In a broad-ranging essay which encompasses the work of a number of contemporary female playwrights, Brian Singleton explores their dramaturgical challenges to the ‘essentialized iconic and mythical woman of the early nation’s male imagination’, which produce, conversely, female characters who are liberated from the ‘mythical country kitchen’ and ‘reconfigured’ elsewhere (186): the ‘displace[ment] from the hearth’ (193) of Ioanna Anderson’s Nora in Words of Advice for Young People (2004); the ‘collapse of home as place of authority’ in Hilary Fannin’s Doldrum Bay (2003). In similar vein, the final chapter of the volume, that of editor, Melissa Sihra, provides an overview of the drama of Marina Carr, which highlights the ways in which Carr’s female protagonists reflect ‘the transition to modernity for women over the last century’ (206). Reading Carr’s play, On Raftery’s Hill (2000), impressively, as a ‘radical rewriting’ (212) of Gregory and Yeats’ co-authored Kathleen ni Houlihan (1902), Sihra foregrounds Carr’s determination upon, and confidence in, her own authorship, from the beginning of her career as a playwright, contrasting this with the palimpsestic experience of Gregory a century earlier.
This volume undoubtedly fulfils its declared intent of widening the debate concerning the representation of women on the Irish stage and in exploring (as Sihra says of Carr’s work) the ‘transitions which [Irish] women have negotiated throughout the last century’ (208). Its most striking achievement is the exposure of little-known work by female playwrights and the appended directory is an inspired move which provides an invaluable resource. Where the inclusion of male playwrights is, certainly, an integral and welcome part of the discussion, their location exclusively and overwhelmingly within the second part of the volume is, perhaps, unsatisfactory: the placement of temporally-grounded, contextualizing inter-chapters suggests a framework which fails to accommodate these middle chapters.

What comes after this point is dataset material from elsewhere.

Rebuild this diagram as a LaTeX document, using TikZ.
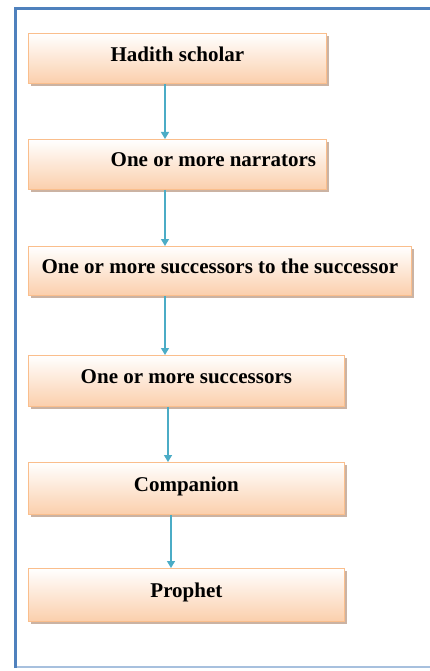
\documentclass[tikz,border=0pt]{standalone}
\usepackage{fontspec}
\setmainfont{Liberation Serif}
\usetikzlibrary{shadows,arrows.meta}
\definecolor{frameblue}{RGB}{79,129,189}
\definecolor{framelight}{RGB}{167,192,222}
\definecolor{peach}{RGB}{251,207,172}
\definecolor{peachline}{RGB}{250,190,140}
\definecolor{arrowaqua}{RGB}{75,172,198}
\definecolor{shadowtone}{RGB}{190,160,140}
\tikzset{
  flowbox/.style={draw=peachline, line width=0.8pt, top color=white, bottom color=peach,
    anchor=north west, minimum height=50pt, inner sep=0pt, text depth=9pt,
    font=\fontsize{21}{25}\selectfont\bfseries,
    drop shadow={shadow xshift=3pt, shadow yshift=-3pt, fill=shadowtone, opacity=0.8}},
  flowarrow/.style={draw=arrowaqua, line width=1.4pt, -{Triangle[length=7pt,width=8pt]}}
}
\begin{document}
\begin{tikzpicture}[x=1pt,y=-1pt]
\useasboundingbox (0,0) rectangle (430,671);
\fill[white] (0,0) rectangle (430,671);
% frame
\draw[framelight, line width=1.2pt] (15,667) -- (440,667);
\draw[frameblue, line width=3pt] (15,668) -- (15,9) -- (440,9);
% boxes
\node[flowbox, minimum width=298pt] (b1) at (28,33) {Hadith scholar};
\node[flowbox, minimum width=298pt] (b2) at (28,139) {\hspace*{72pt}One or more narrators};
\node[flowbox, minimum width=383pt, minimum height=49pt] (b3) at (28,246) {One or more successors to the successor};
\node[flowbox, minimum width=316pt, minimum height=51pt] (b4) at (28,355) {One or more successors};
\node[flowbox, minimum width=316pt, minimum height=52pt] (b5) at (28,462) {Companion};
\node[flowbox, minimum width=316pt, minimum height=53pt] (b6) at (28,568) {Prophet};
% arrows
\coordinate (x1) at (165,0);
\coordinate (x4) at (168,0);
\coordinate (x5) at (171,0);
\draw[flowarrow] (b1.south -| x1) -- (b2.north -| x1);
\draw[flowarrow] (b2.south -| x1) -- (b3.north -| x1);
\draw[flowarrow] (b3.south -| x1) -- (b4.north -| x1);
\draw[flowarrow] (b4.south -| x4) -- (b5.north -| x4);
\draw[flowarrow] (b5.south -| x5) -- (b6.north -| x5);
\end{tikzpicture}
\end{document}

This criticism notwithstanding, each author engages diversely, meticulously, and insightfully with the overarching remit. In actively inviting further research on the drama of passed-over or undervalued female playwrights, as well as calling for revivals of their work, the volume as a whole offers a space in which to re-sound, and re-evaluate, female voices which have, hitherto, been elided, or whose work struggles for survival amongst the ‘problematic [...] messiness of Theatre’ (x).